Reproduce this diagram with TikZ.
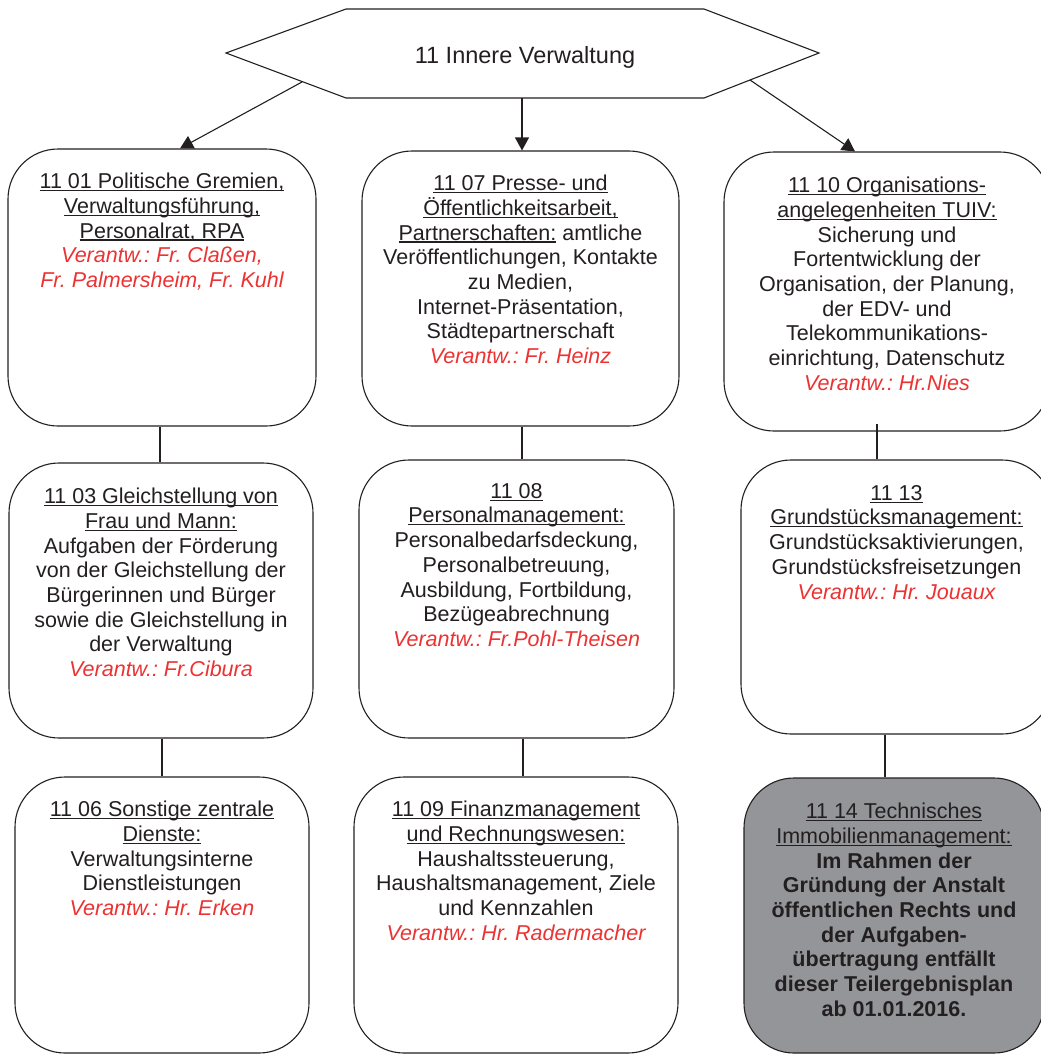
\documentclass[tikz,border=0pt]{standalone}
\usepackage{fontspec}
\setmainfont{Liberation Sans}
\usetikzlibrary{arrows.meta}
\definecolor{ink}{RGB}{35,31,32}
\definecolor{redt}{RGB}{236,50,50}
\definecolor{boxgray}{RGB}{147,149,152}
\newsavebox\ulbox
\newcommand\myul[1]{\sbox\ulbox{#1}\rlap{\rule[-2.5pt]{\wd\ulbox}{1.2pt}}\usebox\ulbox}
\newcommand\resp[1]{\textcolor{redt}{\itshape #1}}
\frenchspacing
\tikzset{
  conn/.style={draw=ink, line width=1.1pt},
  arr/.style={conn, -{Triangle[length=13pt,width=14pt]}},
  boxnode/.style={draw=ink, line width=1.1pt, rounded corners=50pt, fill=white, inner sep=0pt},
  graybox/.style={boxnode, fill=boxgray},
  txt/.style={align=center, inner sep=0pt, anchor=north, text=ink, font=\fontsize{21.5}{24.7}\selectfont},
}
\begin{document}
\begin{tikzpicture}[x=1pt,y=-1pt]
\useasboundingbox (0,0) rectangle (1041,1055);
% top hexagon
\draw[conn] (226,53) -- (346,9) -- (704,9) -- (819,53) -- (704,98) -- (346,98) -- cycle;
\node[inner sep=0pt, text=ink, font=\fontsize{23.5}{27}\selectfont] (top) at (525,57) {11 Innere Verwaltung};
\coordinate (hl) at (302,82);
\coordinate (hm) at (522,98);
\coordinate (hr) at (750,80);
% boxes
\node[boxnode, minimum width=308pt, minimum height=277pt] (b1) at (162,287.5) {};
\node[boxnode, minimum width=317pt, minimum height=275pt] (b2) at (520.5,288.5) {};
\node[boxnode, minimum width=326pt, minimum height=279pt] (b3) at (887,291.5) {};
\node[boxnode, minimum width=304pt, minimum height=275pt] (b4) at (161,600.5) {};
\node[boxnode, minimum width=315pt, minimum height=278pt] (b5) at (516.5,599) {};
\node[boxnode, minimum width=311pt, minimum height=274pt] (b6) at (896.5,597) {};
\node[boxnode, minimum width=294pt, minimum height=276pt] (b7) at (162,915) {};
\node[boxnode, minimum width=324pt, minimum height=276pt] (b8) at (516,915) {};
\node[graybox, minimum width=300pt, minimum height=275pt] (b9) at (894,915.5) {};
% x positions for connectors
\coordinate (xl) at (180,0);
\coordinate (xm) at (522,0);
\coordinate (xr) at (855,0);
\coordinate (x1) at (160,0);
\coordinate (x2) at (522,0);
\coordinate (x3) at (877,0);
\coordinate (x4) at (162,0);
\coordinate (x5) at (523,0);
\coordinate (x6) at (885,0);
% arrows
\draw[arr] (hl) -- (b1.north -| xl);
\draw[arr] (hm) -- (b2.north -| xm);
\draw[arr] (hr) -- (b3.north -| xr);
% connectors
\draw[conn] (b1.south -| x1) -- (b4.north -| x1);
\draw[conn] (b2.south -| x2) -- (b5.north -| x2);
\draw[conn] ([yshift=8pt]b3.south -| x3) -- (b6.north -| x3);
\draw[conn] (b4.south -| x4) -- (b7.north -| x4);
\draw[conn] (b5.south -| x5) -- (b8.north -| x5);
\draw[conn] (b6.south -| x6) -- (b9.north -| x6);
% texts
\node[txt] (t1) at (162,173) {\myul{11 01 Politische Gremien,}\\ \myul{Verwaltungsführung,}\\ \myul{Personalrat, RPA}\\ \resp{Verantw.: Fr. Claßen,}\\ \resp{Fr. Palmersheim, Fr. Kuhl}};
\node[txt] (t2) at (520.5,175) {\myul{11 07 Presse- und}\\ \myul{Öffentlichkeitsarbeit,}\\ \myul{Partnerschaften:} amtliche\\ Veröffentlichungen, Kontakte\\ zu Medien,\\ Internet-Präsentation,\\ Städtepartnerschaft\\ \resp{Verantw.: Fr. Heinz}};
\node[txt] (t3) at (887,177) {\myul{11 10 Organisations-}\\ \myul{angelegenheiten TUIV:}\\ Sicherung und\\ Fortentwicklung der\\ Organisation, der Planung,\\ der EDV- und\\ Telekommunikations-\\ einrichtung, Datenschutz\\ \resp{Verantw.: Hr.Nies}};
\node[txt] (t4) at (161,488) {\myul{11 03 Gleichstellung von}\\ \myul{Frau und Mann:}\\ Aufgaben der Förderung\\ von der Gleichstellung der\\ Bürgerinnen und Bürger\\ sowie die Gleichstellung in\\ der Verwaltung\\ \resp{Verantw.: Fr.Cibura}};
\node[txt] (t5) at (516.5,483) {\myul{11 08}\\ \myul{Personalmanagement:}\\ Personalbedarfsdeckung,\\ Personalbetreuung,\\ Ausbildung, Fortbildung,\\ Bezügeabrechnung\\ \resp{Verantw.: Fr.Pohl-Theisen}};
\node[txt] (t6) at (896.5,485) {\myul{11 13}\\ \myul{Grundstücksmanagement:}\\ Grundstücksaktivierungen,\\ Grundstücksfreisetzungen\\ \resp{Verantw.: Hr. Jouaux}};
\node[txt] (t7) at (162,801) {\myul{11 06 Sonstige zentrale}\\ \myul{Dienste:}\\ Verwaltungsinterne\\ Dienstleistungen\\ \resp{Verantw.: Hr. Erken}};
\node[txt] (t8) at (516,801) {\myul{11 09 Finanzmanagement}\\ \myul{und Rechnungswesen:}\\ Haushaltssteuerung,\\ Haushaltsmanagement, Ziele\\ und Kennzahlen\\ \resp{Verantw.: Hr. Radermacher}};
\node[txt] (t9) at (894,803) {\myul{11 14 Technisches}\\ \myul{Immobilienmanagement:}\\ \textbf{Im Rahmen der}\\ \textbf{Gründung der Anstalt}\\ \textbf{öffentlichen Rechts und}\\ \textbf{der Aufgaben-}\\ \textbf{übertragung entfällt}\\ \textbf{dieser Teilergebnisplan}\\ \textbf{ab 01.01.2016.}};
\end{tikzpicture}
\end{document}
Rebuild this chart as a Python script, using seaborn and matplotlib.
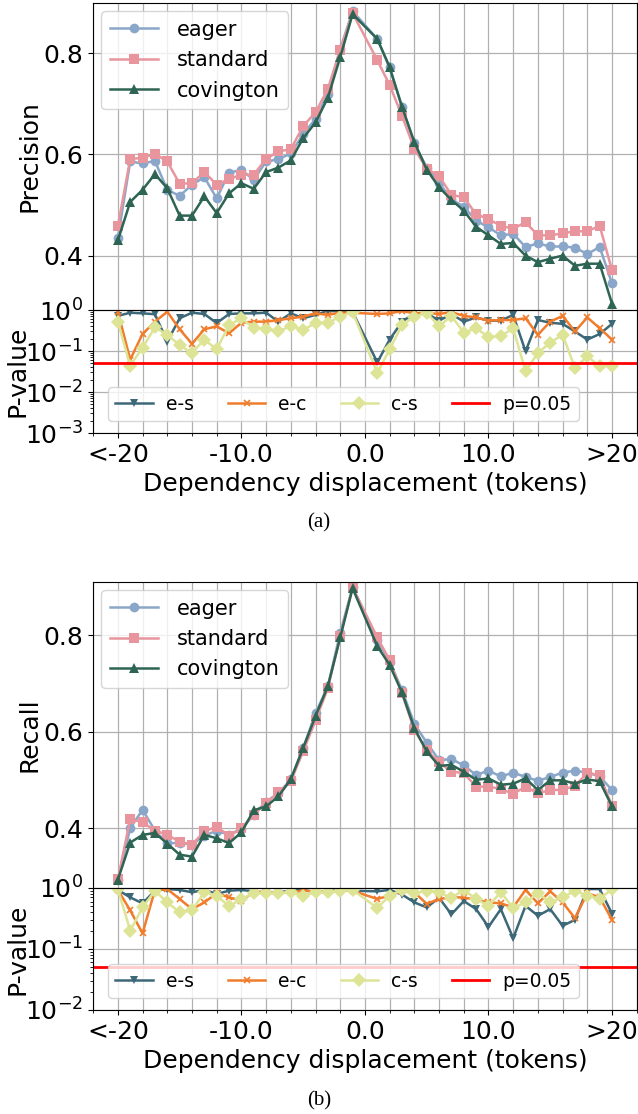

########

REQUIREMENTS:
Repeat the listing verbatim. Skip the pictures.

COMPLETE RESPONSE:
Reproduce this diagram with TikZ.
\documentclass[tikz,border=0pt]{standalone}
\usepackage{fontspec}
\setmainfont{Liberation Sans}
\usetikzlibrary{arrows.meta}
\definecolor{ink}{RGB}{35,31,32}
\definecolor{redt}{RGB}{236,50,50}
\definecolor{boxgray}{RGB}{147,149,152}
\newsavebox\ulbox
\newcommand\myul[1]{\sbox\ulbox{#1}\rlap{\rule[-2.5pt]{\wd\ulbox}{1.2pt}}\usebox\ulbox}
\newcommand\resp[1]{\textcolor{redt}{\itshape #1}}
\frenchspacing
\tikzset{
  conn/.style={draw=ink, line width=1.1pt},
  arr/.style={conn, -{Triangle[length=13pt,width=14pt]}},
  boxnode/.style={draw=ink, line width=1.1pt, rounded corners=50pt, fill=white, inner sep=0pt},
  graybox/.style={boxnode, fill=boxgray},
  txt/.style={align=center, inner sep=0pt, anchor=north, text=ink, font=\fontsize{21.5}{24.7}\selectfont},
}
\begin{document}
\begin{tikzpicture}[x=1pt,y=-1pt]
\useasboundingbox (0,0) rectangle (1041,1055);
% top hexagon
\draw[conn] (226,53) -- (346,9) -- (704,9) -- (819,53) -- (704,98) -- (346,98) -- cycle;
\node[inner sep=0pt, text=ink, font=\fontsize{23.5}{27}\selectfont] (top) at (525,57) {11 Innere Verwaltung};
\coordinate (hl) at (302,82);
\coordinate (hm) at (522,98);
\coordinate (hr) at (750,80);
% boxes
\node[boxnode, minimum width=308pt, minimum height=277pt] (b1) at (162,287.5) {};
\node[boxnode, minimum width=317pt, minimum height=275pt] (b2) at (520.5,288.5) {};
\node[boxnode, minimum width=326pt, minimum height=279pt] (b3) at (887,291.5) {};
\node[boxnode, minimum width=304pt, minimum height=275pt] (b4) at (161,600.5) {};
\node[boxnode, minimum width=315pt, minimum height=278pt] (b5) at (516.5,599) {};
\node[boxnode, minimum width=311pt, minimum height=274pt] (b6) at (896.5,597) {};
\node[boxnode, minimum width=294pt, minimum height=276pt] (b7) at (162,915) {};
\node[boxnode, minimum width=324pt, minimum height=276pt] (b8) at (516,915) {};
\node[graybox, minimum width=300pt, minimum height=275pt] (b9) at (894,915.5) {};
% x positions for connectors
\coordinate (xl) at (180,0);
\coordinate (xm) at (522,0);
\coordinate (xr) at (855,0);
\coordinate (x1) at (160,0);
\coordinate (x2) at (522,0);
\coordinate (x3) at (877,0);
\coordinate (x4) at (162,0);
\coordinate (x5) at (523,0);
\coordinate (x6) at (885,0);
% arrows
\draw[arr] (hl) -- (b1.north -| xl);
\draw[arr] (hm) -- (b2.north -| xm);
\draw[arr] (hr) -- (b3.north -| xr);
% connectors
\draw[conn] (b1.south -| x1) -- (b4.north -| x1);
\draw[conn] (b2.south -| x2) -- (b5.north -| x2);
\draw[conn] ([yshift=8pt]b3.south -| x3) -- (b6.north -| x3);
\draw[conn] (b4.south -| x4) -- (b7.north -| x4);
\draw[conn] (b5.south -| x5) -- (b8.north -| x5);
\draw[conn] (b6.south -| x6) -- (b9.north -| x6);
% texts
\node[txt] (t1) at (162,173) {\myul{11 01 Politische Gremien,}\\ \myul{Verwaltungsführung,}\\ \myul{Personalrat, RPA}\\ \resp{Verantw.: Fr. Claßen,}\\ \resp{Fr. Palmersheim, Fr. Kuhl}};
\node[txt] (t2) at (520.5,175) {\myul{11 07 Presse- und}\\ \myul{Öffentlichkeitsarbeit,}\\ \myul{Partnerschaften:} amtliche\\ Veröffentlichungen, Kontakte\\ zu Medien,\\ Internet-Präsentation,\\ Städtepartnerschaft\\ \resp{Verantw.: Fr. Heinz}};
\node[txt] (t3) at (887,177) {\myul{11 10 Organisations-}\\ \myul{angelegenheiten TUIV:}\\ Sicherung und\\ Fortentwicklung der\\ Organisation, der Planung,\\ der EDV- und\\ Telekommunikations-\\ einrichtung, Datenschutz\\ \resp{Verantw.: Hr.Nies}};
\node[txt] (t4) at (161,488) {\myul{11 03 Gleichstellung von}\\ \myul{Frau und Mann:}\\ Aufgaben der Förderung\\ von der Gleichstellung der\\ Bürgerinnen und Bürger\\ sowie die Gleichstellung in\\ der Verwaltung\\ \resp{Verantw.: Fr.Cibura}};
\node[txt] (t5) at (516.5,483) {\myul{11 08}\\ \myul{Personalmanagement:}\\ Personalbedarfsdeckung,\\ Personalbetreuung,\\ Ausbildung, Fortbildung,\\ Bezügeabrechnung\\ \resp{Verantw.: Fr.Pohl-Theisen}};
\node[txt] (t6) at (896.5,485) {\myul{11 13}\\ \myul{Grundstücksmanagement:}\\ Grundstücksaktivierungen,\\ Grundstücksfreisetzungen\\ \resp{Verantw.: Hr. Jouaux}};
\node[txt] (t7) at (162,801) {\myul{11 06 Sonstige zentrale}\\ \myul{Dienste:}\\ Verwaltungsinterne\\ Dienstleistungen\\ \resp{Verantw.: Hr. Erken}};
\node[txt] (t8) at (516,801) {\myul{11 09 Finanzmanagement}\\ \myul{und Rechnungswesen:}\\ Haushaltssteuerung,\\ Haushaltsmanagement, Ziele\\ und Kennzahlen\\ \resp{Verantw.: Hr. Radermacher}};
\node[txt] (t9) at (894,803) {\myul{11 14 Technisches}\\ \myul{Immobilienmanagement:}\\ \textbf{Im Rahmen der}\\ \textbf{Gründung der Anstalt}\\ \textbf{öffentlichen Rechts und}\\ \textbf{der Aufgaben-}\\ \textbf{übertragung entfällt}\\ \textbf{dieser Teilergebnisplan}\\ \textbf{ab 01.01.2016.}};
\end{tikzpicture}
\end{document}
Rebuild this chart as a Python script, using seaborn and matplotlib.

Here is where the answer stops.